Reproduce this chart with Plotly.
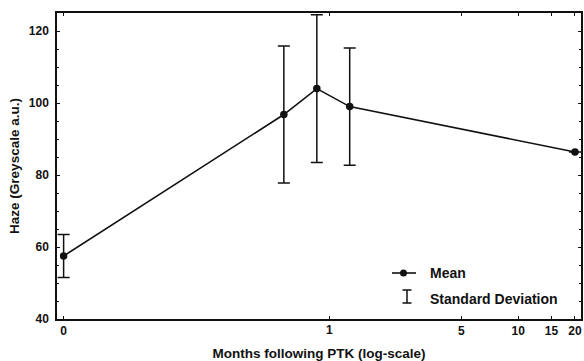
import math
import plotly.graph_objects as go

# Data (months after PTK; baseline "0" drawn at a small offset on the log axis)
months = [0.039, 0.573, 0.857, 1.28, 20]
haze_mean = [57.5, 96.8, 104.0, 99.0, 86.4]
haze_sd = [6.0, 19.0, 20.5, 16.3, None]

tick_vals = [0.039, 1, 5, 10, 15, 20]
tick_text = ["0", "1", "5", "10", "15", "20"]

FONT = "Liberation Sans, Arial, sans-serif"
INK = "#111111"

fig = go.Figure()
fig.add_trace(go.Scatter(
    x=months, y=haze_mean, mode="lines+markers",
    line=dict(color=INK, width=1.6),
    marker=dict(color=INK, size=7.5),
    error_y=dict(type="data", array=haze_sd, visible=True,
                 color=INK, thickness=1.5, width=6),
    showlegend=False, hoverinfo="skip",
))

# Manual legend (paper coordinates; page pixel -> plot-area fraction)
def px(xp):
    return (xp - 57) / 524.0

def py(yp):
    return (319 - yp) / 306.0

shapes = [
    dict(type="line", xref="paper", yref="paper", x0=px(392), x1=px(416),
         y0=py(273), y1=py(273), line=dict(color=INK, width=1.6)),
    dict(type="circle", xref="paper", yref="paper", x0=px(400), x1=px(407),
         y0=py(276.5), y1=py(269.5), fillcolor=INK, line=dict(color=INK, width=0)),
    dict(type="line", xref="paper", yref="paper", x0=px(407), x1=px(407),
         y0=py(290), y1=py(303), line=dict(color=INK, width=1.5)),
    dict(type="line", xref="paper", yref="paper", x0=px(402.5), x1=px(411.5),
         y0=py(290), y1=py(290), line=dict(color=INK, width=1.5)),
    dict(type="line", xref="paper", yref="paper", x0=px(402.5), x1=px(411.5),
         y0=py(303), y1=py(303), line=dict(color=INK, width=1.5)),
]
LEG_FONT = dict(family=FONT, size=14, color=INK, weight="bold")
TICK_FONT = dict(family=FONT, size=12, color=INK, weight="bold")
TITLE_FONT = dict(family=FONT, size=13.5, color=INK, weight="bold")

annotations = [
    dict(text="Mean", xref="paper", yref="paper", x=px(428), y=py(273),
         xanchor="left", yanchor="middle", showarrow=False, font=LEG_FONT),
    dict(text="Standard Deviation", xref="paper", yref="paper", x=px(428), y=py(299),
         xanchor="left", yanchor="middle", showarrow=False, font=LEG_FONT),
]

# Tick labels: the "1" label is placed as an annotation on the x (log) axis,
# because plotly drops that array tick label here.
axis_text = list(tick_text)
one_idx = tick_text.index("1")
axis_text[one_idx] = ""
annotations.append(dict(
    text=tick_text[one_idx], xref="x", yref="paper",
    x=math.log10(tick_vals[one_idx]), y=py(330),
    xanchor="center", yanchor="middle", showarrow=False, font=TICK_FONT,
))

fig.update_layout(
    width=584, height=361,
    margin=dict(l=57, r=3, t=13, b=42),
    paper_bgcolor="white", plot_bgcolor="white",
    font=dict(family=FONT, size=12, color=INK),
    shapes=shapes, annotations=annotations,
    hovermode=False,
    xaxis=dict(
        type="log", range=[-1.444, 1.333], automargin=False,
        tickmode="array", tickvals=tick_vals, ticktext=axis_text,
        ticklabeloverflow="allow",
        ticks="inside", ticklen=3, tickcolor=INK,
        showline=True, linecolor=INK, linewidth=1.5, mirror="ticks",
        showgrid=False, zeroline=False,
        tickfont=TICK_FONT,
        title=dict(text="Months following PTK (log-scale)", standoff=12,
                   font=TITLE_FONT),
    ),
    yaxis=dict(
        range=[40, 125], tickvals=[40, 60, 80, 100, 120], automargin=False,
        ticks="inside", ticklen=3, tickcolor=INK,
        showline=True, linecolor=INK, linewidth=1.5, mirror="ticks",
        showgrid=False, zeroline=False,
        minor=dict(ticks="inside", ticklen=2, tickwidth=1, tickcolor=INK,
                   dtick=5, showgrid=False),
        tickfont=TICK_FONT,
        ticklabelstandoff=4,
        title=dict(text="Haze (Greyscale a.u.)", standoff=6, font=TITLE_FONT),
    ),
)

# Remove the page's default body margin / scrollbars so the figure fills the window.
fig.write_html(
    "out.html",
    config={"displayModeBar": False},
    post_script="document.body.style.margin='0';document.body.style.overflow='hidden';",
)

= = =

◆ Given instruction
Give again exactly the lines running from the beginning of the material above through the line that contains "return (319 - yp) / 306.0", and leave out every picture.

◆ Solved problem
Reproduce this chart with Plotly.
import math
import plotly.graph_objects as go

# Data (months after PTK; baseline "0" drawn at a small offset on the log axis)
months = [0.039, 0.573, 0.857, 1.28, 20]
haze_mean = [57.5, 96.8, 104.0, 99.0, 86.4]
haze_sd = [6.0, 19.0, 20.5, 16.3, None]

tick_vals = [0.039, 1, 5, 10, 15, 20]
tick_text = ["0", "1", "5", "10", "15", "20"]

FONT = "Liberation Sans, Arial, sans-serif"
INK = "#111111"

fig = go.Figure()
fig.add_trace(go.Scatter(
    x=months, y=haze_mean, mode="lines+markers",
    line=dict(color=INK, width=1.6),
    marker=dict(color=INK, size=7.5),
    error_y=dict(type="data", array=haze_sd, visible=True,
                 color=INK, thickness=1.5, width=6),
    showlegend=False, hoverinfo="skip",
))

# Manual legend (paper coordinates; page pixel -> plot-area fraction)
def px(xp):
    return (xp - 57) / 524.0

def py(yp):
    return (319 - yp) / 306.0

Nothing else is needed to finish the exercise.